** begin **

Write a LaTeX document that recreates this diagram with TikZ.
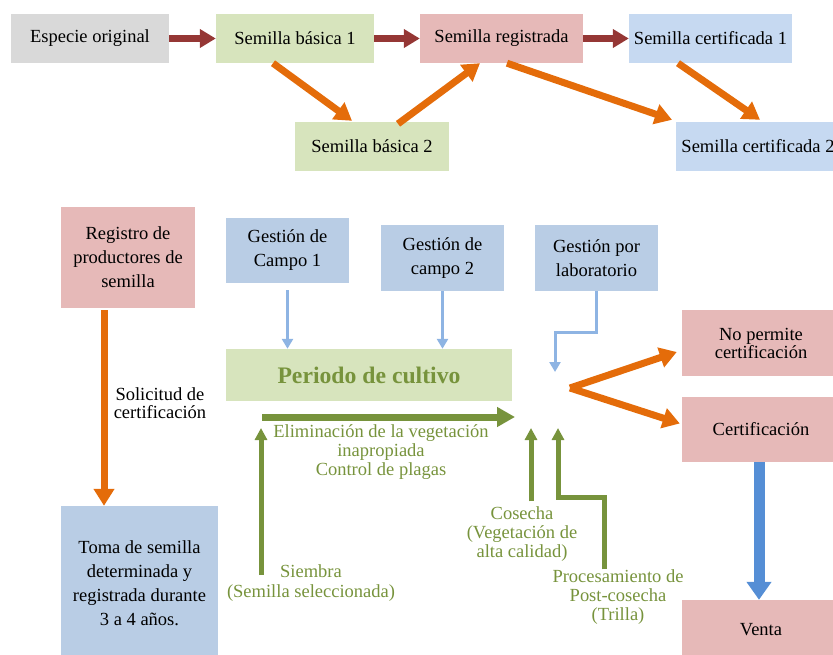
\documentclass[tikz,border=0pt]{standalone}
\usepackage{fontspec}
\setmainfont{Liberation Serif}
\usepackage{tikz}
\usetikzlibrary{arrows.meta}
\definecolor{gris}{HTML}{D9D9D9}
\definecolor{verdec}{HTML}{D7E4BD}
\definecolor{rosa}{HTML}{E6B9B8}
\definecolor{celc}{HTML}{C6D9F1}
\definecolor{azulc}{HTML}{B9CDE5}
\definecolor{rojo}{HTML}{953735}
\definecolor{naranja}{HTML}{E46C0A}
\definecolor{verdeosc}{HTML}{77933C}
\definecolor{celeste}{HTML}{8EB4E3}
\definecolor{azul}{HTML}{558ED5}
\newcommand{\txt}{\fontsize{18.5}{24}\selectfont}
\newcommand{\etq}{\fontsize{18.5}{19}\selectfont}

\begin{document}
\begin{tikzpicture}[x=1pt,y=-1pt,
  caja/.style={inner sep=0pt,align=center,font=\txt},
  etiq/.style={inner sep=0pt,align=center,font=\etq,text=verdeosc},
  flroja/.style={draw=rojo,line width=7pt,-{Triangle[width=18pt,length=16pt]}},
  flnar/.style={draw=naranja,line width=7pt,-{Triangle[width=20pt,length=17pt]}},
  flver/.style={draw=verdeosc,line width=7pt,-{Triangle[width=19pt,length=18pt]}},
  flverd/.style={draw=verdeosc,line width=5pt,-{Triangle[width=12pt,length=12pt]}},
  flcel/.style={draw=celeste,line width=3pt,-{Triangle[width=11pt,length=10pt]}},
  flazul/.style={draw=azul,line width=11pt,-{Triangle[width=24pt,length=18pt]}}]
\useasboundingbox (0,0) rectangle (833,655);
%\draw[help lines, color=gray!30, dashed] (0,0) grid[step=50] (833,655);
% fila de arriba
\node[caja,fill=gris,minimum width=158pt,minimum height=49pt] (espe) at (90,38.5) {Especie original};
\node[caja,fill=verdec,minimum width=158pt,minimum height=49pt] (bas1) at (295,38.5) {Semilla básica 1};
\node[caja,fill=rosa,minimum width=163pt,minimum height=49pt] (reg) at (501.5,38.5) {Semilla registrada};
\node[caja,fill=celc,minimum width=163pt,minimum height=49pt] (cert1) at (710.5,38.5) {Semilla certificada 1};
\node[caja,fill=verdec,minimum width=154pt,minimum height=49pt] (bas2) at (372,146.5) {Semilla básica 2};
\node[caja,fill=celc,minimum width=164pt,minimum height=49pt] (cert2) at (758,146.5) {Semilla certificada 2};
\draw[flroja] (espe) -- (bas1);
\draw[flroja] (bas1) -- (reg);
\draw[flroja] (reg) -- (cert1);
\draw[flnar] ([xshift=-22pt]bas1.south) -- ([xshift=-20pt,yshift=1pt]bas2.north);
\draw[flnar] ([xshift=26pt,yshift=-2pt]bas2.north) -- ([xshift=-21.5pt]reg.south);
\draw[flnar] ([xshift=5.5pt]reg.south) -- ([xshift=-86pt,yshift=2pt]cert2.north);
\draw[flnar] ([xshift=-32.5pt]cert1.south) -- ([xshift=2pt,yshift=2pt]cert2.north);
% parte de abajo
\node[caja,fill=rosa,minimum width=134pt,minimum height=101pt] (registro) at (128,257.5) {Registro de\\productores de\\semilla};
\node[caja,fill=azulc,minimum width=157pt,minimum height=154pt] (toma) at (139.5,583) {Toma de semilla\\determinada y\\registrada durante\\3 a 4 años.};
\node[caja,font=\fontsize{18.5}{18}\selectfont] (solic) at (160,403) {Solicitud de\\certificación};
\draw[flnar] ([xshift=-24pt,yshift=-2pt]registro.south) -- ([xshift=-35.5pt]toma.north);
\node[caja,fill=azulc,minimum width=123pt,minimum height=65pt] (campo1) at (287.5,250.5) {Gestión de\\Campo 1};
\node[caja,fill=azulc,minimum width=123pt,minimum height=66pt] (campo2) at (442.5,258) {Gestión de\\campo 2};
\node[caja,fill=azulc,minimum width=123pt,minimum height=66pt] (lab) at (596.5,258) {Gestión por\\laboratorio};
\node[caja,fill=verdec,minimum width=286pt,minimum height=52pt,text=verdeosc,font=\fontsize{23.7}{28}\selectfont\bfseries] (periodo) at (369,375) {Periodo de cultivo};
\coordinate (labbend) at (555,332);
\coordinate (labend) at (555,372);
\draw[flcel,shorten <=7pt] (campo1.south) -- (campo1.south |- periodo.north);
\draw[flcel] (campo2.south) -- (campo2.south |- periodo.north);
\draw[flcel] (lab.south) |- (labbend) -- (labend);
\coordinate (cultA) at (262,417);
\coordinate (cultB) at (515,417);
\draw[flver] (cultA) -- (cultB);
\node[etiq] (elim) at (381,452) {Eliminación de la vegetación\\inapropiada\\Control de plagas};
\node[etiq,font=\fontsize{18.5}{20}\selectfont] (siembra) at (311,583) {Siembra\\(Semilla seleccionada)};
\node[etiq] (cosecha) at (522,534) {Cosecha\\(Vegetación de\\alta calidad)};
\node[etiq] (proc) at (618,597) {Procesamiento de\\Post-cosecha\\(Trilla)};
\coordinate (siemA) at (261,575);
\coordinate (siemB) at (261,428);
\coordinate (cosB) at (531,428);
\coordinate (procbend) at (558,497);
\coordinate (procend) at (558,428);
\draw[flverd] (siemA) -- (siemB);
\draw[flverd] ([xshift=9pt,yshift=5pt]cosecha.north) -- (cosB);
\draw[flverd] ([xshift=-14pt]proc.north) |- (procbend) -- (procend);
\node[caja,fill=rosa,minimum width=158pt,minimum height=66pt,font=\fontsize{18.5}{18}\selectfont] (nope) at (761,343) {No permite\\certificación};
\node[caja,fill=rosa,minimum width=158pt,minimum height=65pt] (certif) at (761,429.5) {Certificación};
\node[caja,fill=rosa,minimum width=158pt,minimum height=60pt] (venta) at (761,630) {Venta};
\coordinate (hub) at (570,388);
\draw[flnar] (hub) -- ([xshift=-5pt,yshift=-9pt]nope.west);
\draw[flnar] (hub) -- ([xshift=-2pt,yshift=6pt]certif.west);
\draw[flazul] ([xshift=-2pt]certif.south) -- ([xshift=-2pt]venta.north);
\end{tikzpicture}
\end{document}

** end **
** begin **

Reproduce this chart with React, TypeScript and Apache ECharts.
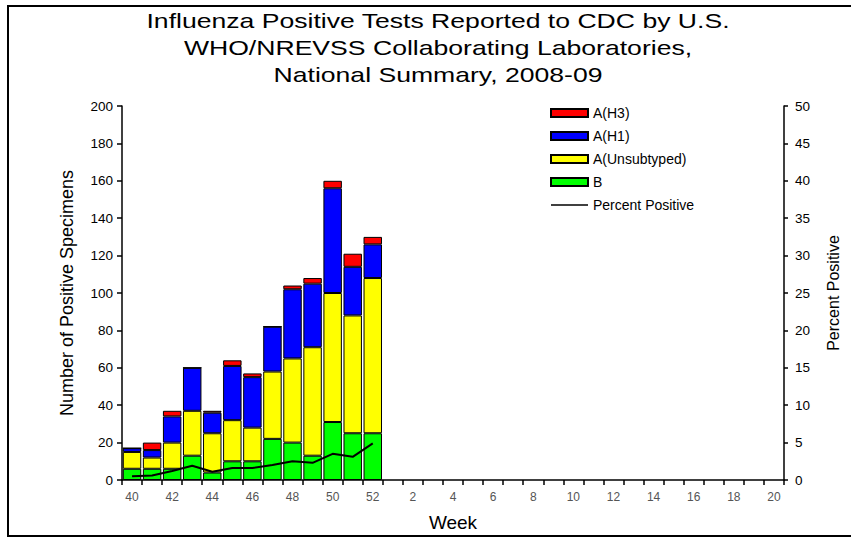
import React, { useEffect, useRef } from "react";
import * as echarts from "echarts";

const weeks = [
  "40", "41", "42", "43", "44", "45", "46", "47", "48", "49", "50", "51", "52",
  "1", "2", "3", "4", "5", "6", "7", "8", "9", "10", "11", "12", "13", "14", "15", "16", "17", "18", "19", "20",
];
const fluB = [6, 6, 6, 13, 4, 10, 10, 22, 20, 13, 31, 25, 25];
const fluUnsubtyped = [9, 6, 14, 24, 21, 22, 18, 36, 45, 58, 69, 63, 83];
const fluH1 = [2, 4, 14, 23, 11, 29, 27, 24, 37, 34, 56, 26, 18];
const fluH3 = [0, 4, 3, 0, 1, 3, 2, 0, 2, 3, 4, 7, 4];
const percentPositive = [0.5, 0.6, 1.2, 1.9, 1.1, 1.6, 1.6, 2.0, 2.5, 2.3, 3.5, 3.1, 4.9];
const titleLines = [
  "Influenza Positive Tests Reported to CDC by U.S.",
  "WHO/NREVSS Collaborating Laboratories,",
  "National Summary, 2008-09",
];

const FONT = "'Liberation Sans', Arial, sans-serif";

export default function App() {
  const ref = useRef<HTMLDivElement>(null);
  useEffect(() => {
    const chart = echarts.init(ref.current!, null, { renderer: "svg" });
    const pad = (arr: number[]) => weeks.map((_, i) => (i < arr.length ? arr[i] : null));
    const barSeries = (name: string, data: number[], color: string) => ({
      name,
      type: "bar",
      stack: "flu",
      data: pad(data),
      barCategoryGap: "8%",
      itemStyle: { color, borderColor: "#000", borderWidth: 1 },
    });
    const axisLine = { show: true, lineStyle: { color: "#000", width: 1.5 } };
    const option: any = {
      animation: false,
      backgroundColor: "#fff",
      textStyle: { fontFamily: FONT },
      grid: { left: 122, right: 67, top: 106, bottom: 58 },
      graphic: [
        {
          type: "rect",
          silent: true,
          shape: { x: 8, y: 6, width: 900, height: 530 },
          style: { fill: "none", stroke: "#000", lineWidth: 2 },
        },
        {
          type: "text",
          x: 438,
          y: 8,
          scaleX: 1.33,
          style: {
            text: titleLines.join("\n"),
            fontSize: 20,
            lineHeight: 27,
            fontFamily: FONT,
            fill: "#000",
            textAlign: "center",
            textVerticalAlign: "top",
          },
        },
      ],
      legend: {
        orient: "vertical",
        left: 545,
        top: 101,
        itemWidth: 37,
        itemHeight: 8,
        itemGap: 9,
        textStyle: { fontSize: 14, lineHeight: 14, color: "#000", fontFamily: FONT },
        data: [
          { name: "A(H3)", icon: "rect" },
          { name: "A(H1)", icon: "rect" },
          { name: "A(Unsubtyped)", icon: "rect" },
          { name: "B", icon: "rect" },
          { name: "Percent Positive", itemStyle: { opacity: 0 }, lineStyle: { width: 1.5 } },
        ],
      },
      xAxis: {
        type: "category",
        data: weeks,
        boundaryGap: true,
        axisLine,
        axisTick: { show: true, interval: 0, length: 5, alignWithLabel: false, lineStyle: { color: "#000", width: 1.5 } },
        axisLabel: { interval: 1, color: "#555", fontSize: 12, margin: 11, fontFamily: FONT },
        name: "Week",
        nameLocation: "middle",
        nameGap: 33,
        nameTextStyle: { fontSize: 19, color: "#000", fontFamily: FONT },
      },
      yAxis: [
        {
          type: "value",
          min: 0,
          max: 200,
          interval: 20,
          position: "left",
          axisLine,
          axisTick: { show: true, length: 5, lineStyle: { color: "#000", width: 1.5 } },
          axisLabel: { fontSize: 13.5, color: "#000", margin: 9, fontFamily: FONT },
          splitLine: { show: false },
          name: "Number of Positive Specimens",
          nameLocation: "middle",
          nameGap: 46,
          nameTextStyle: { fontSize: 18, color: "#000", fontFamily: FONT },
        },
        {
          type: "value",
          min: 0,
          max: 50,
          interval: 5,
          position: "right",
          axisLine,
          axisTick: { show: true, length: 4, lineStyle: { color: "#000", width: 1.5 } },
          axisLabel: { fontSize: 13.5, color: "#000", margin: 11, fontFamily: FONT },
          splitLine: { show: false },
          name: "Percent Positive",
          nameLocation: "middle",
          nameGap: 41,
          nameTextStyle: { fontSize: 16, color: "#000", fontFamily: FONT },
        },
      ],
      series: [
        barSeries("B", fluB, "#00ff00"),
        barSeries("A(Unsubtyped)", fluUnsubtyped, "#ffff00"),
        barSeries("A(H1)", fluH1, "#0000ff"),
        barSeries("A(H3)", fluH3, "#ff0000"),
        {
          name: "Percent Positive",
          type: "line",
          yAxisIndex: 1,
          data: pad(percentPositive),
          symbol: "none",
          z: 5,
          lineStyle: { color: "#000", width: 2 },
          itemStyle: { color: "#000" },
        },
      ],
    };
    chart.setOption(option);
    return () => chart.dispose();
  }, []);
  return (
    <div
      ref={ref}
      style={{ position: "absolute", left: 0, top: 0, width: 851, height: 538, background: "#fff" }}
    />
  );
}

** end **
** begin **

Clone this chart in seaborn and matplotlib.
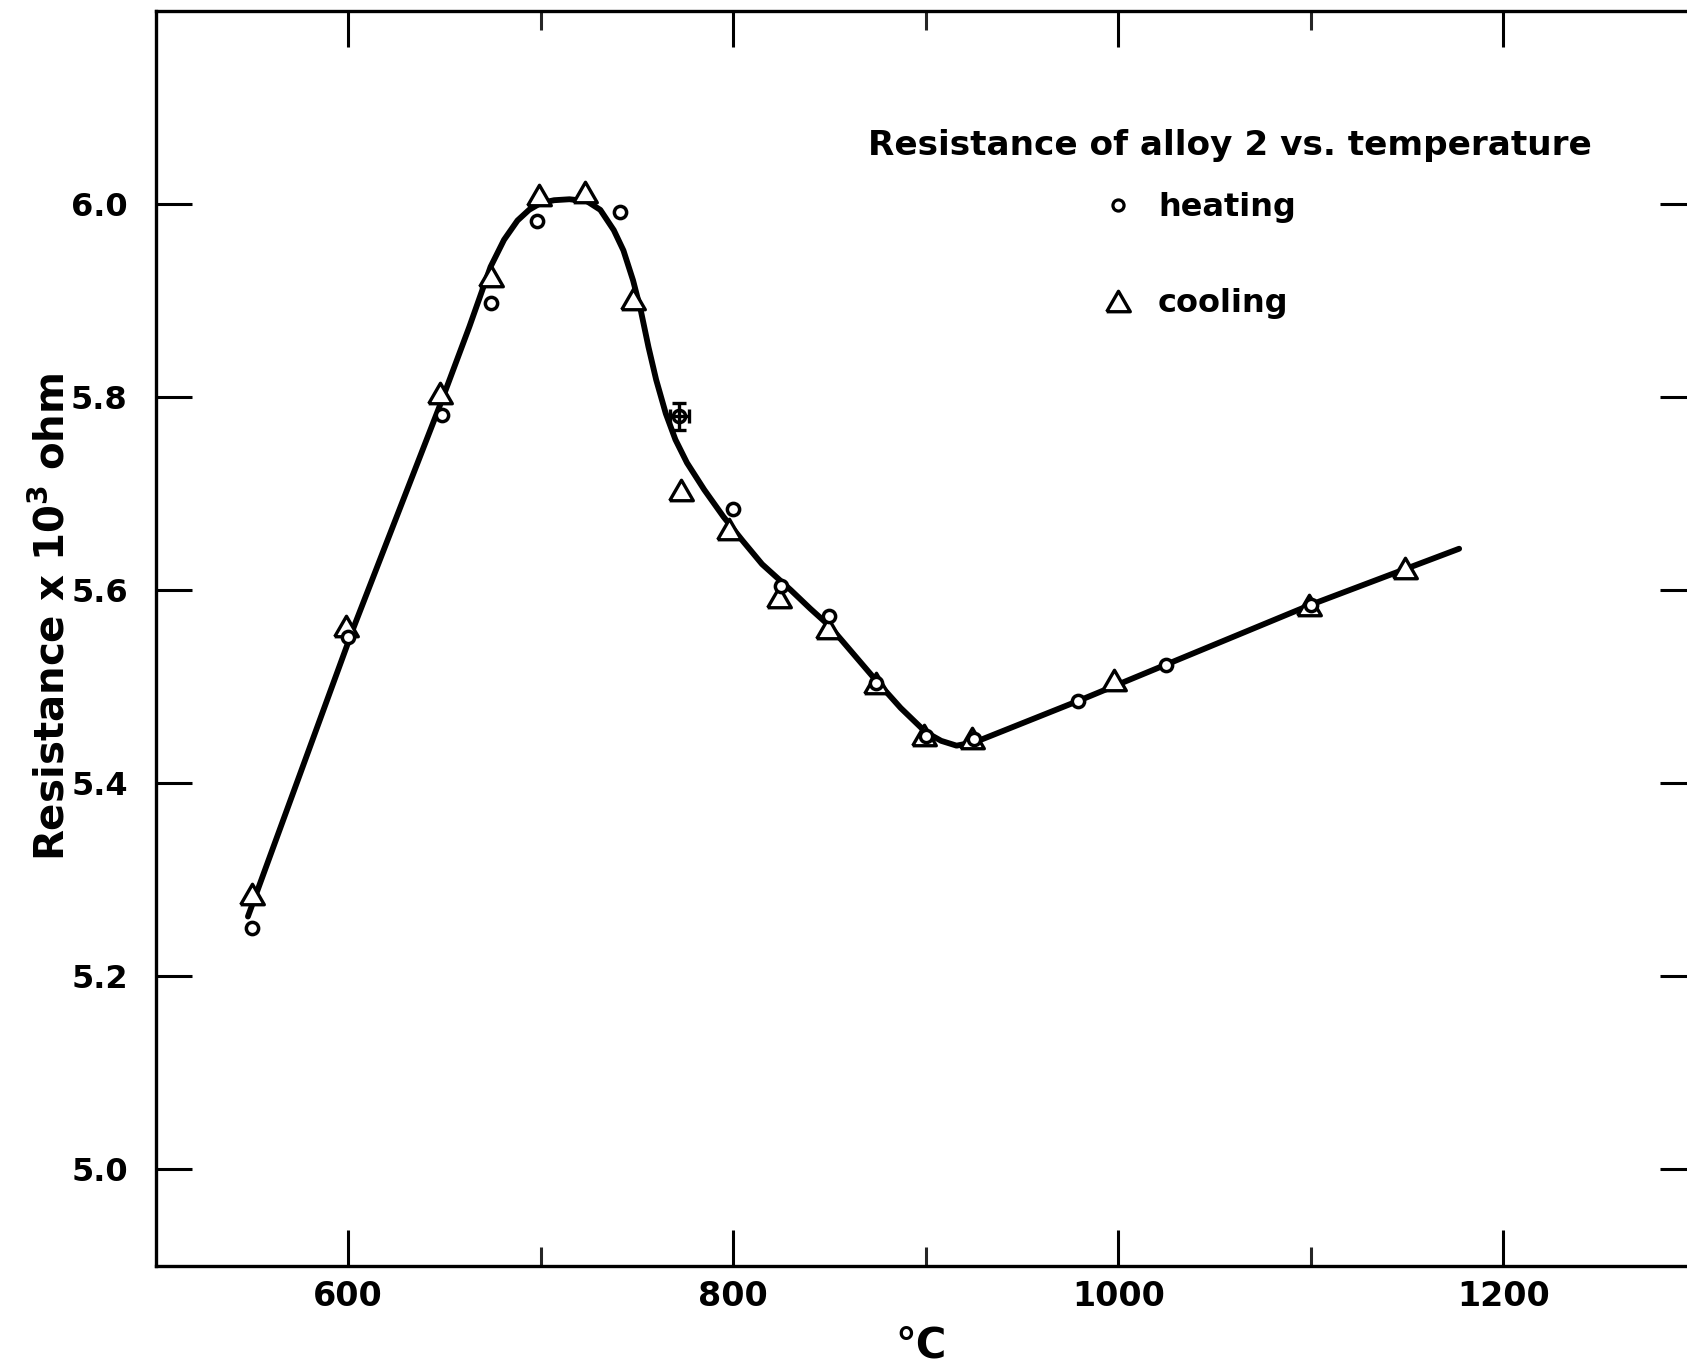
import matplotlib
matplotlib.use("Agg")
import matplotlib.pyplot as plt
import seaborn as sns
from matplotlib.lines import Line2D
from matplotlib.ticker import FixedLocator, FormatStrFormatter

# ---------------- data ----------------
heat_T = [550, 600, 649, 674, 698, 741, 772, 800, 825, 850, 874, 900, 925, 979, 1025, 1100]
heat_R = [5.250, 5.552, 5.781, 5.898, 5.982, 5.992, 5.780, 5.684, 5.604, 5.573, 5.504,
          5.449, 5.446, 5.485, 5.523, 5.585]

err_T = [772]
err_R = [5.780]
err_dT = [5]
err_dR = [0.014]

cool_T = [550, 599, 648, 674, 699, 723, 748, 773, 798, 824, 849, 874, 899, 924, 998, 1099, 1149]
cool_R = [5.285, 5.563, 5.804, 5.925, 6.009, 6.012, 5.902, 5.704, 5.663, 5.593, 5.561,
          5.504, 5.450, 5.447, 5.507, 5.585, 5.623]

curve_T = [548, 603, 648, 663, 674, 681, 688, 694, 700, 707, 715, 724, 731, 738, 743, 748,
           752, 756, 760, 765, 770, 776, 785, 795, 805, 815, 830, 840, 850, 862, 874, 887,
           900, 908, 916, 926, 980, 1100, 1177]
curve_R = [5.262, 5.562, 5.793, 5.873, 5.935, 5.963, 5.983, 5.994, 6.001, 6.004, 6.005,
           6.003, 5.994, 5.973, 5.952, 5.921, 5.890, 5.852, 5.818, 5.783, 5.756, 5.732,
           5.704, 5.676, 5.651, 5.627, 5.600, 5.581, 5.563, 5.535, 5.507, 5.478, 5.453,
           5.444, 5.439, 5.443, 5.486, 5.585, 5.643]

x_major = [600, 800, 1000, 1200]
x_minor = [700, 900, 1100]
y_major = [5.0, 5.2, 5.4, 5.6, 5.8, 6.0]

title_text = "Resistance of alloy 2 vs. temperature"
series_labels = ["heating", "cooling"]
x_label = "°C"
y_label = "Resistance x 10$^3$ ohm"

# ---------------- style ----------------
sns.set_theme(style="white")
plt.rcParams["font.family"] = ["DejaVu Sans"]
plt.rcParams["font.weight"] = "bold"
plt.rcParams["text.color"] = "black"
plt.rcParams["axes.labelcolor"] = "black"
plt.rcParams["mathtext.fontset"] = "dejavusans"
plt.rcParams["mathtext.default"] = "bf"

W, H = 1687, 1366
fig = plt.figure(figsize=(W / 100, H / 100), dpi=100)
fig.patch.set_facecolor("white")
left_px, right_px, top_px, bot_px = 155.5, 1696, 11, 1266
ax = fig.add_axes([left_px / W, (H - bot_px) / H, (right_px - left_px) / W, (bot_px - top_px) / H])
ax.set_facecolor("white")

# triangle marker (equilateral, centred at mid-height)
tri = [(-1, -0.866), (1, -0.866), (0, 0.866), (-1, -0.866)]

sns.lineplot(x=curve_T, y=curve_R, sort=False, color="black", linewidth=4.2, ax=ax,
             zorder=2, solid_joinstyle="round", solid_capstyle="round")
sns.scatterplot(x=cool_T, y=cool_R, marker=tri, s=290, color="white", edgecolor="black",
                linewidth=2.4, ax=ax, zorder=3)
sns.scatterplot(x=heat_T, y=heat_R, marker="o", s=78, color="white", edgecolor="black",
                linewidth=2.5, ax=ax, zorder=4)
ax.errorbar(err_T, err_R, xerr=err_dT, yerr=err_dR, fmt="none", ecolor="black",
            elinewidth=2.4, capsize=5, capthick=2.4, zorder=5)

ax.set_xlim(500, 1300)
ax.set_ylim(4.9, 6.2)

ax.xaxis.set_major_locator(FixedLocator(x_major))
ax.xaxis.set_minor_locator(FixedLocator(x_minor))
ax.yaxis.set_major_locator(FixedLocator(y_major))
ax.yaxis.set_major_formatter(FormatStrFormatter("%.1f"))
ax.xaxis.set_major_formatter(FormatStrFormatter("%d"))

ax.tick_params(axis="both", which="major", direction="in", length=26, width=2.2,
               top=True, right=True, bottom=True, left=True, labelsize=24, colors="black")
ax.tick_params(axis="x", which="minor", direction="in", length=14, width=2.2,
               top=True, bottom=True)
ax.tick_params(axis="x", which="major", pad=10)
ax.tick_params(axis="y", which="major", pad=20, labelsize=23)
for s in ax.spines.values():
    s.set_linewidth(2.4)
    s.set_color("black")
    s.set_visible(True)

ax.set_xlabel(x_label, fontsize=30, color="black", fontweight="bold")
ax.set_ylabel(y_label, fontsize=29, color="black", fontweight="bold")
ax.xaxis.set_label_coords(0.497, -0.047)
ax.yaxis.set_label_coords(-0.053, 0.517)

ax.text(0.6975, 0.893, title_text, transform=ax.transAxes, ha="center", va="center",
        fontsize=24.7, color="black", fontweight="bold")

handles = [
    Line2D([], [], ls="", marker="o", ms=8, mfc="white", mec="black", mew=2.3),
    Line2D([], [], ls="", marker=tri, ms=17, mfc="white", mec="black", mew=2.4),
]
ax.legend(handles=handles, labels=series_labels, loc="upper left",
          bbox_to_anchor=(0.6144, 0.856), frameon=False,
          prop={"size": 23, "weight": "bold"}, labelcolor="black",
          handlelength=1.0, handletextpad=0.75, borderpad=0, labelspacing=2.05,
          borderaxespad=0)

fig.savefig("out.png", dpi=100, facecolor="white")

** end **

■ **TASK GOAL**:
Using the entries above, reproduce word for word only the lines from the one that contains "Reproduce this chart" to the one that contains "import * as", both ends included, and drop every picture.

■ **THE RESPONSE**:
Reproduce this chart with React, TypeScript and Apache ECharts.
import React, { useEffect, useRef } from "react";
import * as echarts from "echarts";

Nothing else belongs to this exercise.